Bizler Türkiye'nin eğitim sistemin zaten çoğulcu olmadığını, tekçi olduğunu, tek millet, tek din, tek inanç üzerinden ilerlediğini görüyorduk. Ve bu eğitim müfredatına yönelim itirazlarımızı her seferinde dile getiriyorduk. Dolayısıyla çocukların aslında huzursuz olduğu, nefret ettiği bir eğitim sistemiyle bu sorunun çözülmeyeceğini biliyoruz. Çünkü eğitim müfredatının kendisi zaten eşitsizlik üretiyor. Dolayısıyla anadilde hak eğitim hakkının tanıması gerekmektedir. Bu sadece Kürt halkı için değil bugün Türkiye'de yaşayan bütün halklar için bunu istiyoruz."

YASAL DEĞİŞİKLİKLERE İHTİYAÇ VAR

Anadilde eğitim noktasında dünya örneklerini sıralayan Duygu Özbay, "Anadilde eğitim hakkının toplumsal barışı güçlendirdiğini dünya deneyimlerine baktığımızda görüyoruz. Güney Afrika örneğine baktığımızda anayasal değişikler yapıldı. Özelikle 1996 yasasında 11 dil resmi dil olarak tanındı. Dolayısıyla 11 dilin resmi dil olarak tanınması oradaki farklılıkların, toplulukların öncelikle kendilerini bir yere ait hissetme duygularını güçlendiriyor. Bir dilin diğer dilleri tahakküm altına almadığı bir anayasal değişiklikle bir eğitim anlayışıyla kalıcı barış güçlendiriliyor. Bizler yine Ruanda'ya baktığımızda 'bizler' ve 'onlar' ifadesi müfredatta çok kullanılıyordu bunlar kaldırıldı. Dolayı barışçıl eğitim sistemi devrede.
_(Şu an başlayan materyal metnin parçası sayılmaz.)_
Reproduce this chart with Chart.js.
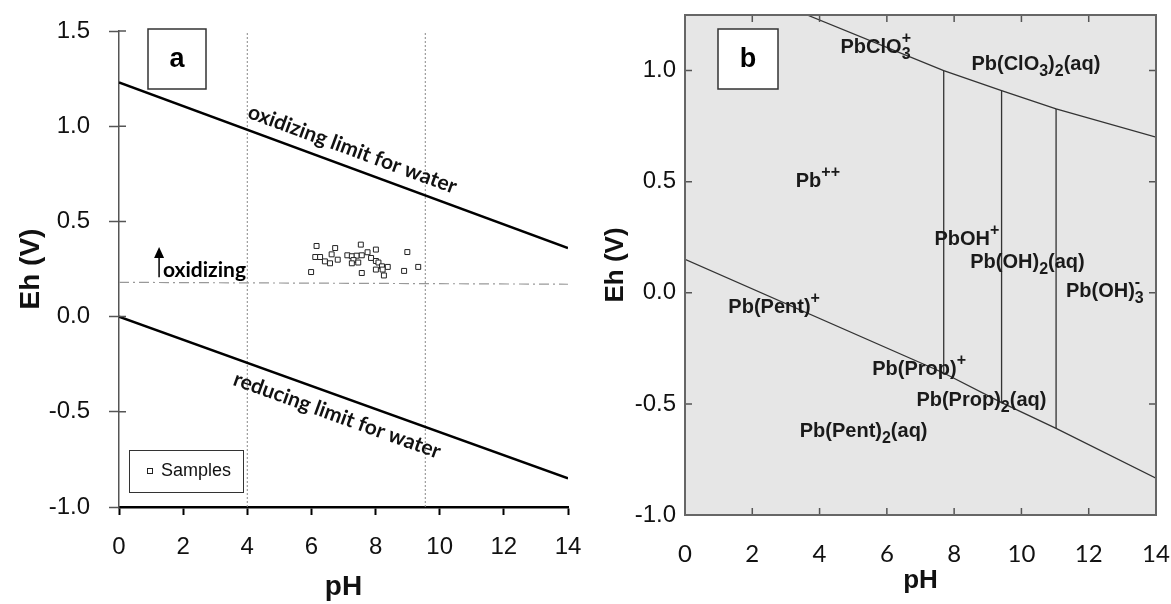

Çocuklar, eğitim sistemi içerisinde birbiriyle empati kurmayı eğitim sistemi üzerinden öğreniyorlar.

Nasıl ki eğitim sistemi çatışma yaratıyorsa aslında bu eğitiminin aynı zamanda barışçıl, empati, saygı ve bir arada yaşama kültürünü korumak gibi çok güçlü bir özelliği var. Dolayısıyla bizler bugün eğitimin bu olumsuzluk üreten bütün özlediklerini reform etme ihtiyacı duyuyoruz. Bu konuda politikaların geliştirilmesine ilişkin her zaman çağımızı yapıyoruz. Anadilde eğitim hakkı, bugün sadece pedagojik bir hak değildir. Kuzey İrlanda deneyimine baktığımızda anadilde eğitim hakkı aslında bir kimlik ve bağımsızlık mücadelesiyle birlikte gerçekleşti. Toplumsal barışı inşa etme açısından anadilde eğitim hakkı çok önemli bir konumda duruyor. Bugün gerçekten Kürt sorununu çözebilecek, Kürt sorunuyla beraber diğer bütün sorunları çözebilecek bir yerde duruyor anadilde eğitim hakkı" dedi.

Anadilde eğitim hakkına ilişkin yapılacak yasal değişiklerin toplumsal barışa katkı sunacağını dikkat çeken Duygu Özbay konuşmasını şu sözlerle sonlandırdı: "Barışa geçiş sürecindeyiz. Bunun kalıcı adımları hükümet ve halkların temsilcileriyle ortaklaşarak geliştirilecek bir durum olduğunu ifade etmek gerekiyor. Devlete düşen bugün artık bu süreci dillendirmek değil bu süreçte samimi olduğunu gösterecek politikaları bir an önce devreye sokması gerekiyor. Bunun en başında da eşitsizlik üreten bütün yapıların yeniden düzeltilmesi gerekiyor. Eşitlikçi bir müfredat yaratmak zor değil. Somut adımların bir an önce atılması gerekiyor. Kürt halkının talebi de bu. Bugün Kürt sorunu çözüldüğünde halkların sorunu da çözülecektir.”